Task brief
Can you set down, exactly as they appear below, the lines from the opening of the material through the one bearing "plt.rcParams['font.family'] = ['Liberation", minus the pictures?

Data shown

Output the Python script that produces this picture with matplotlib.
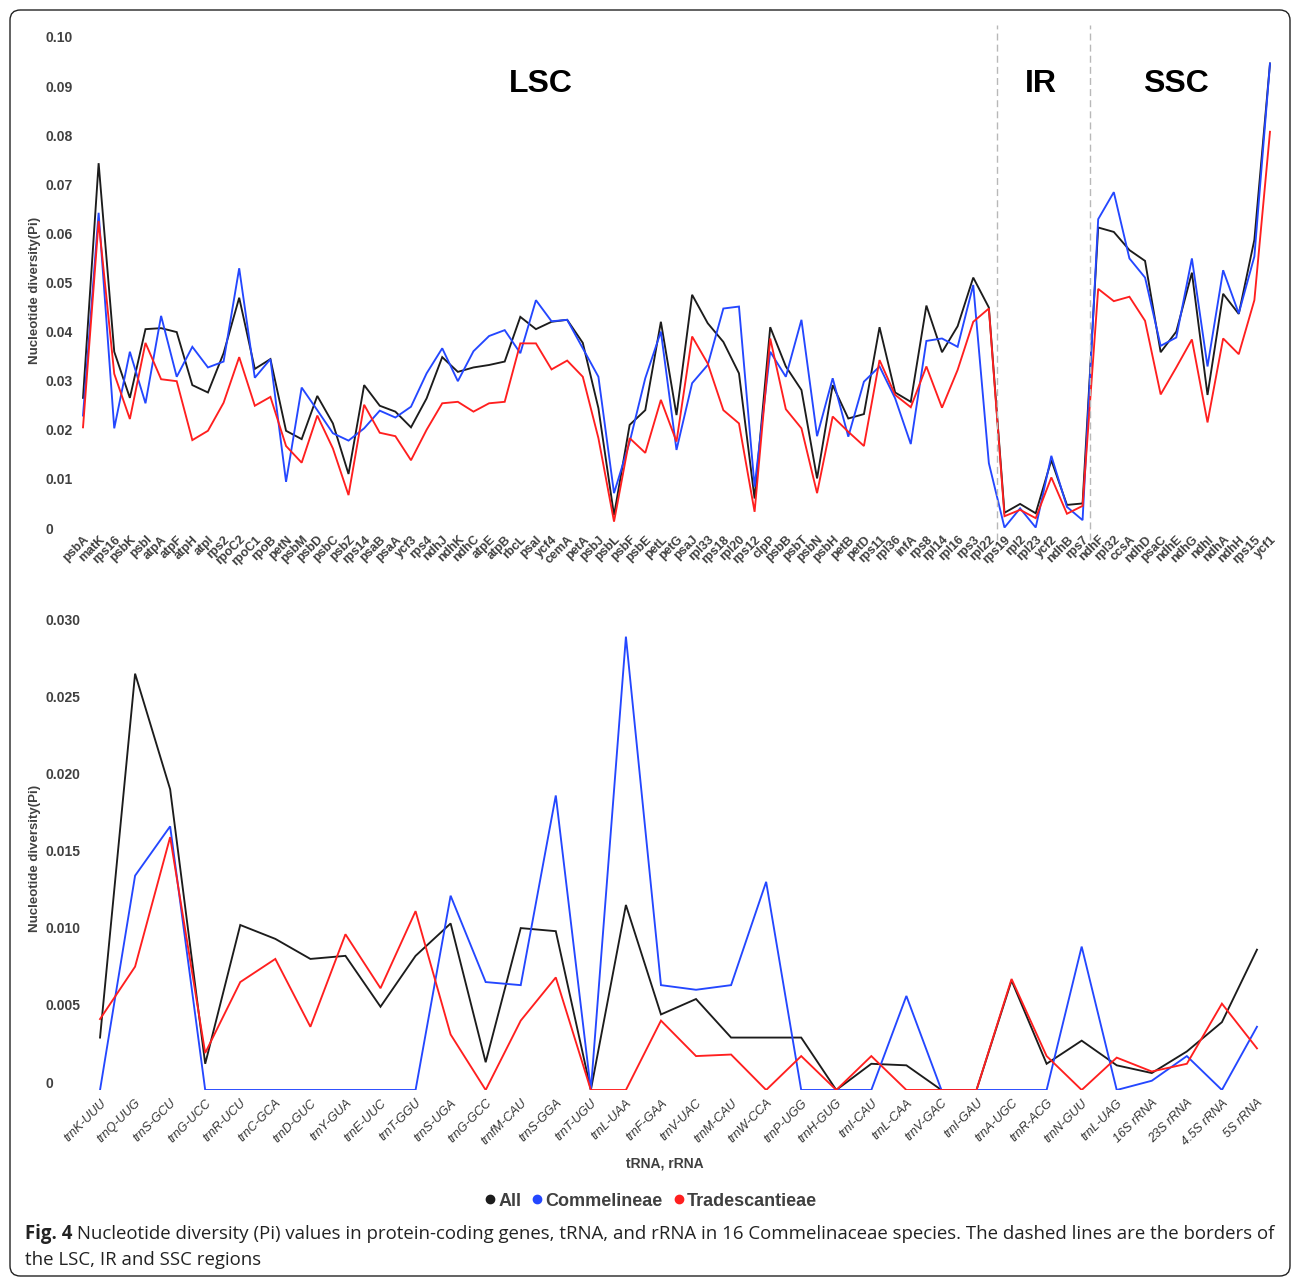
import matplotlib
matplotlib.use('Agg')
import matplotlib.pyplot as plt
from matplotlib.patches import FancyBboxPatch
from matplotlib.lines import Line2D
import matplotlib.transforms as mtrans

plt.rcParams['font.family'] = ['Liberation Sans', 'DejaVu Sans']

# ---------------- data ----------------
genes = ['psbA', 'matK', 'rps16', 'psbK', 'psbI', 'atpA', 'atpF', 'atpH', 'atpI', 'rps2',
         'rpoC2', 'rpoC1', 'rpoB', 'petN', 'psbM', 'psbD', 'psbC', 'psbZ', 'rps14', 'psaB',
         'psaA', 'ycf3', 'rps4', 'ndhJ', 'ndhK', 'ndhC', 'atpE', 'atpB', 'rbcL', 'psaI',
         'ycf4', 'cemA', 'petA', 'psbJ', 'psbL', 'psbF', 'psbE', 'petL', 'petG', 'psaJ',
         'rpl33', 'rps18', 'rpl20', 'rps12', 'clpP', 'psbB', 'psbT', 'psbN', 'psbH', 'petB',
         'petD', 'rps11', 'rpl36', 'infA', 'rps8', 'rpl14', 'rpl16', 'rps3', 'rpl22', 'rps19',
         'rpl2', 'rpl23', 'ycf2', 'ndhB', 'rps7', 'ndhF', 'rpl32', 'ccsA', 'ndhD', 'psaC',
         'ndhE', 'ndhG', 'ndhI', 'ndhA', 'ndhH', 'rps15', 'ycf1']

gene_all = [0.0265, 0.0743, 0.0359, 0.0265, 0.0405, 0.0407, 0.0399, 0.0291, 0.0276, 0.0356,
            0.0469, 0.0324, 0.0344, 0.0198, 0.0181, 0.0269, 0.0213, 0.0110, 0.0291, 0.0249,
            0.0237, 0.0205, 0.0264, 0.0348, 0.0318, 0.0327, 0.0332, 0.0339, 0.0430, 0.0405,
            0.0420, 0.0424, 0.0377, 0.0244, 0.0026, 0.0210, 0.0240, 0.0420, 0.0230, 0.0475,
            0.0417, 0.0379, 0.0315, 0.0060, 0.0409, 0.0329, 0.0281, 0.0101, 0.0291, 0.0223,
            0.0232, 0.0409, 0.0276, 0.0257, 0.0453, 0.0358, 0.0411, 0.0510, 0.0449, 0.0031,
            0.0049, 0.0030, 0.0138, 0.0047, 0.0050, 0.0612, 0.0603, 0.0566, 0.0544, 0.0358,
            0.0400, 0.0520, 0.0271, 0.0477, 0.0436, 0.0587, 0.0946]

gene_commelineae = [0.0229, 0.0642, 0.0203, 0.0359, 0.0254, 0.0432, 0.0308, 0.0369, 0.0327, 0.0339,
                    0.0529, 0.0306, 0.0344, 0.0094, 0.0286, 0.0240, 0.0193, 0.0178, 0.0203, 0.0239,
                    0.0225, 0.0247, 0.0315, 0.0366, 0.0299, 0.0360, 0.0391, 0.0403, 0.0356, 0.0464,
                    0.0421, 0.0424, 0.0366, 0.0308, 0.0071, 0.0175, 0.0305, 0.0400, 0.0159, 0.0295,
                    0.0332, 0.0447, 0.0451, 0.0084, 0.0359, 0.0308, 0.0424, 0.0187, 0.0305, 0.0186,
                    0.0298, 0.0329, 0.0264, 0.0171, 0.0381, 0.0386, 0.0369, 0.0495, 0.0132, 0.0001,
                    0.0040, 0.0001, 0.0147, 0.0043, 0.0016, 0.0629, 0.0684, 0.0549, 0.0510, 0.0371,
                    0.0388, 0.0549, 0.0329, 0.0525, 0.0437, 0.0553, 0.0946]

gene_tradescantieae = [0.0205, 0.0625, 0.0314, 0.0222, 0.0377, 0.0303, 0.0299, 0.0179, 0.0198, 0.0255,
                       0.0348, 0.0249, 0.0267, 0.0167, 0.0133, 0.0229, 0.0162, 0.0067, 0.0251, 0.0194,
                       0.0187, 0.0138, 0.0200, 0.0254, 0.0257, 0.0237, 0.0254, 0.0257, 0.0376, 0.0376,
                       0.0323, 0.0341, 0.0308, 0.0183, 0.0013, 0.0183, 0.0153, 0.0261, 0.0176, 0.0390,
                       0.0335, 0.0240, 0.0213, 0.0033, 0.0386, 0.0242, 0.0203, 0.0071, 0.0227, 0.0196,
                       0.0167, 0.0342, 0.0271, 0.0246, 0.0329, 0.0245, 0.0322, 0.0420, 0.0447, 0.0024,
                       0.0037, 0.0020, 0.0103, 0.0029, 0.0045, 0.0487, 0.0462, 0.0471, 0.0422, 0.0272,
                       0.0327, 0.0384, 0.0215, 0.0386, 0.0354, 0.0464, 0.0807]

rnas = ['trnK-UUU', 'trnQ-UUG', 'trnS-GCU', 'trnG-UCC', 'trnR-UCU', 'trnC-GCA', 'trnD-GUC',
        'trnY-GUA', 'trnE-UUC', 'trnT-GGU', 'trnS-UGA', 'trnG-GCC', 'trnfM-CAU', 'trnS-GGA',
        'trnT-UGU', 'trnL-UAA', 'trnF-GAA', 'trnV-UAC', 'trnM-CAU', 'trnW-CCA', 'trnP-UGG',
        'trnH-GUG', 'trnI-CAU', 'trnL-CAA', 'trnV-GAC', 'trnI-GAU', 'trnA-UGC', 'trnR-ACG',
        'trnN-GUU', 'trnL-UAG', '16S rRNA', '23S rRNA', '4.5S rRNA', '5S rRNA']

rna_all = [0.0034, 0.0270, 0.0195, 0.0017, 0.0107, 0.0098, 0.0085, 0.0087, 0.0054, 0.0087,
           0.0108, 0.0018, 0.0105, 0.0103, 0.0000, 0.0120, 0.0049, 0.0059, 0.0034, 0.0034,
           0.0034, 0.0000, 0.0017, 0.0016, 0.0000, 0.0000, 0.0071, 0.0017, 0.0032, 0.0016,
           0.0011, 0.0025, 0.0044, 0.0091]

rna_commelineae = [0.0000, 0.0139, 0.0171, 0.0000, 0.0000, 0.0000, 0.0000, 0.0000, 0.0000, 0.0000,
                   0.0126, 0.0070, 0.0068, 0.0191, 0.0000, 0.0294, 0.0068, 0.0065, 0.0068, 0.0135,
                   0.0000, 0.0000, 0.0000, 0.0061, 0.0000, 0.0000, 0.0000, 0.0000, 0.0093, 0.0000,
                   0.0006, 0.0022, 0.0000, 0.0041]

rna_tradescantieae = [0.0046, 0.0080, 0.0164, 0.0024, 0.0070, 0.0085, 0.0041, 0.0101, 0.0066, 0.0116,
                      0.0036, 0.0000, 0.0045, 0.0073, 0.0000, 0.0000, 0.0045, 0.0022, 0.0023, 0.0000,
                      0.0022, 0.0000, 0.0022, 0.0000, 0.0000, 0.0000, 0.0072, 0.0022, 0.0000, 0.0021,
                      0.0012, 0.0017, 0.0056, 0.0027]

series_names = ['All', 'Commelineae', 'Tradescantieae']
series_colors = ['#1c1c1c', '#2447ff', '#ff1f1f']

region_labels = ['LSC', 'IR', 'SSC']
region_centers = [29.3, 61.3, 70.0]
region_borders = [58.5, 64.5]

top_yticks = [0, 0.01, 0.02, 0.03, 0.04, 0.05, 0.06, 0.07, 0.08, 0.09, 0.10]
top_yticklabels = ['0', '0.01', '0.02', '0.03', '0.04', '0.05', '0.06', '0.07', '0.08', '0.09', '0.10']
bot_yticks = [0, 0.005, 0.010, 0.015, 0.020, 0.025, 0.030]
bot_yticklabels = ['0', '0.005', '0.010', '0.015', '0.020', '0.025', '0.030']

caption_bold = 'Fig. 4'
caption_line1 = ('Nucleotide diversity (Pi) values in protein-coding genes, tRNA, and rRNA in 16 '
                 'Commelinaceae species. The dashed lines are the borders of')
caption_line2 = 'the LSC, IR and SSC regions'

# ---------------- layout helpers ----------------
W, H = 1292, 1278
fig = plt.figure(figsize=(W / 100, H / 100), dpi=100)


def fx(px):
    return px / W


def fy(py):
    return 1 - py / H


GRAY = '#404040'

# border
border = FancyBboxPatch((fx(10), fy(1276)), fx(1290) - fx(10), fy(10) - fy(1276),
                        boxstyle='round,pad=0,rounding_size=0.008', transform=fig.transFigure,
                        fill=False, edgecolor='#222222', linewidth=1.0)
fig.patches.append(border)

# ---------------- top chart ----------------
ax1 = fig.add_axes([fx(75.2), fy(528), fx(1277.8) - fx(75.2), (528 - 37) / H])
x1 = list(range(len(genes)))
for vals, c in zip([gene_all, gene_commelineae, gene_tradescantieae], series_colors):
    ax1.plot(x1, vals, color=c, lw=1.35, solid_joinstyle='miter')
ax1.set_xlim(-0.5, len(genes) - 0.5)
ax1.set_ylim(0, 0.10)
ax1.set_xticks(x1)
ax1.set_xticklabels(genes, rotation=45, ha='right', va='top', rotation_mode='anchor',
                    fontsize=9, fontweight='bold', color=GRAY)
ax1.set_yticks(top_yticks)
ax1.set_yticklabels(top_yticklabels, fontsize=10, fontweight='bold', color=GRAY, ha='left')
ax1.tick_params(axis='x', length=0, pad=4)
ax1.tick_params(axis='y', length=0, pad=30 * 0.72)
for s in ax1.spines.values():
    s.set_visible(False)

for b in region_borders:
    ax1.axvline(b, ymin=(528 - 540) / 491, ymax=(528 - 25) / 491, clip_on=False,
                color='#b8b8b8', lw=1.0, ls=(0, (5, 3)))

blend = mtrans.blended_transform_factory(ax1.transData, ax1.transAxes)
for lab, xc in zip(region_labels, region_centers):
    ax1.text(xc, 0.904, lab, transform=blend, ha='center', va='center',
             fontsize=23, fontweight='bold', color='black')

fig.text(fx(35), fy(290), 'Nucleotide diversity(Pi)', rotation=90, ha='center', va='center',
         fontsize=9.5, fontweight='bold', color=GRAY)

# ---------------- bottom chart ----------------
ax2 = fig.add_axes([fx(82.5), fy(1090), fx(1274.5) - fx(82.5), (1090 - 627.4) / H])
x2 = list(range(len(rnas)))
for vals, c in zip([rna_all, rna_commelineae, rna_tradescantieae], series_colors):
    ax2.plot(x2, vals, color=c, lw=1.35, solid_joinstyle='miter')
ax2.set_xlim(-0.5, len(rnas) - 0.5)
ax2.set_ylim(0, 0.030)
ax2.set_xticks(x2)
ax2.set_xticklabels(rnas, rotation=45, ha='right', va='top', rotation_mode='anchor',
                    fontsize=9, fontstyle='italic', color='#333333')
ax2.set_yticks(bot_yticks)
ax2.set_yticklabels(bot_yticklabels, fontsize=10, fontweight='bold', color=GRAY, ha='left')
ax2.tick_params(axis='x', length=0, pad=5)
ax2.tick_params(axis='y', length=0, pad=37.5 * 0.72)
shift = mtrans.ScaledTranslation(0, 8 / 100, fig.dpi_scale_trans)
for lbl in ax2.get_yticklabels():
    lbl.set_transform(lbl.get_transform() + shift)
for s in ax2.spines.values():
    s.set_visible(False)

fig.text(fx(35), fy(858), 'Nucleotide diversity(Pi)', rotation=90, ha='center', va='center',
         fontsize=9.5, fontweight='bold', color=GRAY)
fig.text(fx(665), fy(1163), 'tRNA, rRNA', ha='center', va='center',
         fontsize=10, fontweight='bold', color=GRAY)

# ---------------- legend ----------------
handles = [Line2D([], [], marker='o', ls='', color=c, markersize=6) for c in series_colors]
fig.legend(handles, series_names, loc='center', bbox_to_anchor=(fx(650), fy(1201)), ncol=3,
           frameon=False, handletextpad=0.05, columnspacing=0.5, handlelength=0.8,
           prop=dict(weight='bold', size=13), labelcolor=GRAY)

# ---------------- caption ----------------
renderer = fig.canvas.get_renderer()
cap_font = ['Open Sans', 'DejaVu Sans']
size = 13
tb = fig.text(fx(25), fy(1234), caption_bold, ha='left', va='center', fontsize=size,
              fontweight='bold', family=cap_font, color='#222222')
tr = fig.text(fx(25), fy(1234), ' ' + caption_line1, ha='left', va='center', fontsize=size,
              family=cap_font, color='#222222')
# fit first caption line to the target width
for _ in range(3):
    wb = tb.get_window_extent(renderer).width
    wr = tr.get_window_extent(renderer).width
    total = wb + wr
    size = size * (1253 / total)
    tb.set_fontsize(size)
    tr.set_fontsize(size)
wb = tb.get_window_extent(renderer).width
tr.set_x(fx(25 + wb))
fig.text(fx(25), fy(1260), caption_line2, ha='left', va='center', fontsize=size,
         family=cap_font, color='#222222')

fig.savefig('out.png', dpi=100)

Result
Output the Python script that produces this picture with matplotlib.
import matplotlib
matplotlib.use('Agg')
import matplotlib.pyplot as plt
from matplotlib.patches import FancyBboxPatch
from matplotlib.lines import Line2D
import matplotlib.transforms as mtrans

plt.rcParams['font.family'] = ['Liberation Sans', 'DejaVu Sans']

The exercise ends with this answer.